Review: The Tempest (St Paul's Church)
The open air production in central London uses the church's lovely gardens as its setting
St Paul's, the actors' church in Covent Garden, is a beautiful setting for The Tempest. In this promenade production from Iris theatre company, much of the action takes place outside in stunningly planted gardens, where Mike Leopold's multi-tasking sets blend sympathetically into the natural landscape. Together with the work of lighting designer Benjamin Polya, these create some stirring effects for the scenes of shipwreck and spells.
One of the hazards of performing outdoors in London is noise from elsewhere. In the first half at least, the cast are fighting with a raucous show going on in Covent Garden square. Their voices are not amplified, which in many ways is a good thing, but it can be difficult to distinguish key speeches.

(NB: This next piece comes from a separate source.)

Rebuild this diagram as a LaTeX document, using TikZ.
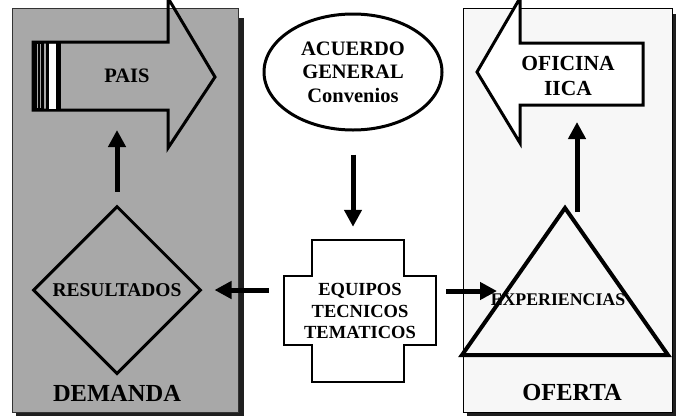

Prince Plockey is a standout figure as Caliban, with a powerful physical presence and a controlled combination of rage and passion. His 'Be not afeared' speech is one of the few that produces the tingles this play should deliver. He's also a sly and persuasive Antonio.
The feathered, bird-like Ariel, played by Charlotte Christensen, creates much of the show's magic with her flute and delicate songs. Her gauzy costumes, by Anna Sances, are one of the show's highlights.
Jamie Newall's Prospero is a commanding figure, but his relationship with Miranda (Joanne Thomson) seems to lack the true warmth they would surely share after so many years of virtual solitude. His final parting with Ariel goes by with scarcely a flutter, though the forgiveness of his traitorous brother does carry weight.
Miranda's lovestruck suitor Ferdinand is given a bright and youthful energy by Linford Johnson. He also conveys a chilling sense of deadly peril during the impending shipwreck that opens the play.
Sadly, in this production many of the natural laughs are lost or missed. However, Paul Brendan as Trinculo and Reginald Edwards as Stephano do create a hugely entertaining scene of drunken squabbling and physical scrapping as the castaways demolish their supply of spirits, and introduce Caliban to the bottle.
The Masque that celebrates the young couple's betrothal takes place inside the church, and the roof projections immediately create a magical feel. This is then duly crushed by the frankly feeble costuming decisions that follow.
Thought to be Shakespeare's last play, The Tempest is mercurial, poignant and magical, but despite some brave performances, Daniel Winder's production does not entirely capture its energy or its vital spirit.